V. Key Claim Terms for Construction

The Term: "time-shifted viewing/listening"

  • Context and Importance: This term's scope is critical to determining if the patent applies beyond the traditional DVR/PVR context. Practitioners may focus on this term because its interpretation will decide whether modern on-demand streaming falls within the patent's reach.
  • Evidence for a Broader Interpretation: The claim language itself is not explicitly limited, which could support an argument that it covers any non-live viewing of content.
  • Evidence for a Narrower Interpretation: The specification consistently frames the invention in the context of a "Personal Video Recorder (PVR)" that records broadcast programs onto a "hard disc" for later playback, suggesting a narrower meaning tied to the act of recording a linear broadcast (’302 Patent, col. 2:53-54, col. 11:10-12).

The Term: "header"

  • Context and Importance: Claim 1 requires a specific two-part "header" associated with each advertisement. The viability of the infringement claim depends on identifying this specific data structure within the accused Google products.
  • Evidence for a Broader Interpretation: A party could argue that "header" should be construed broadly to mean any metadata associated with an advertisement file.
  • Evidence for a Narrower Interpretation: The specification provides an exemplary table of header fields, including "Time of Day validity," "Days validity," and "Advert identifier," suggesting that "header" refers to a structured data block with specific types of regulatory and operational information, not just any metadata (’302 Patent, col. 4, Table 1).

VI. Other Allegations

  • Indirect Infringement: The complaint makes passing references to indirect infringement and induced acts (Compl. ¶3, 11), but Count I, the sole cause of action, is for direct infringement under 35 U.S.C. § 271(a) only (Compl. ¶17).
  • Willful Infringement: The complaint does not formally allege "willful infringement." However, it does plead facts often associated with such a claim, including that Defendant allegedly "made no attempt to design around the claims" and "did not have a reasonable basis for believing that the claims of the ’302 patent were invalid" (Compl. ¶18-19). The prayer for relief requests a finding that the case is "exceptional" under 35 U.S.C. § 285, which is the statutory basis for awarding attorneys' fees (Compl. p. 7, ¶C).

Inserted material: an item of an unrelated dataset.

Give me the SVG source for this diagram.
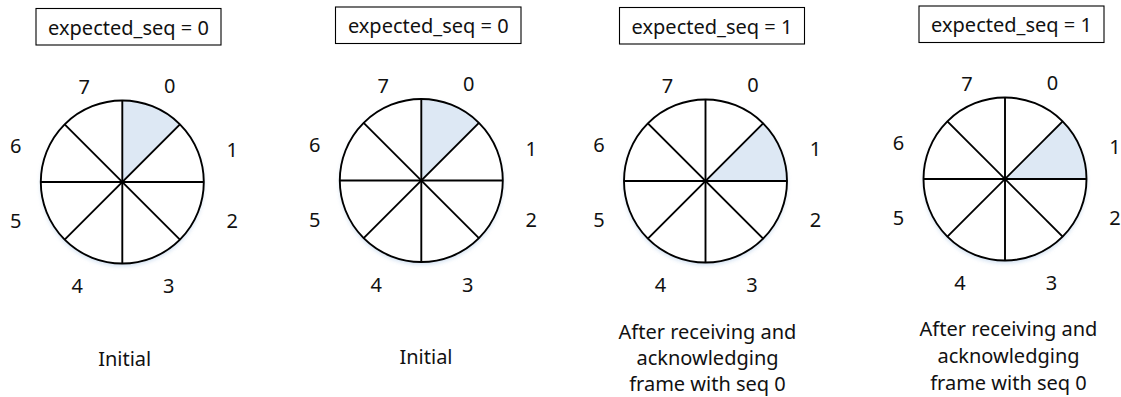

VII. Analyst’s Conclusion: Key Questions for the Case

  • A threshold, and likely dispositive, issue for the litigation is the post-filing cancellation of the asserted claims. The U.S. Patent and Trademark Office's decision in a subsequent IPR proceeding to cancel Claim 1, the only claim specifically identified in the complaint, raises a fundamental challenge to the basis of the entire lawsuit.
  • Should the case proceed, a core issue will be one of definitional scope: can claim terms like "time-shifted viewing", which are described in the context of 2010-era PVR technology, be construed to cover Google's modern, internet-based on-demand video and advertising platforms?
  • A key evidentiary question will be one of technical mapping: can the plaintiff produce sufficient evidence to demonstrate that Google's advertising systems operate using the specific data structures and methods required by the claims, particularly the two-part "header" and the process of updating a view-count field within it? The complaint's lack of specificity suggests this will be a central point of contention.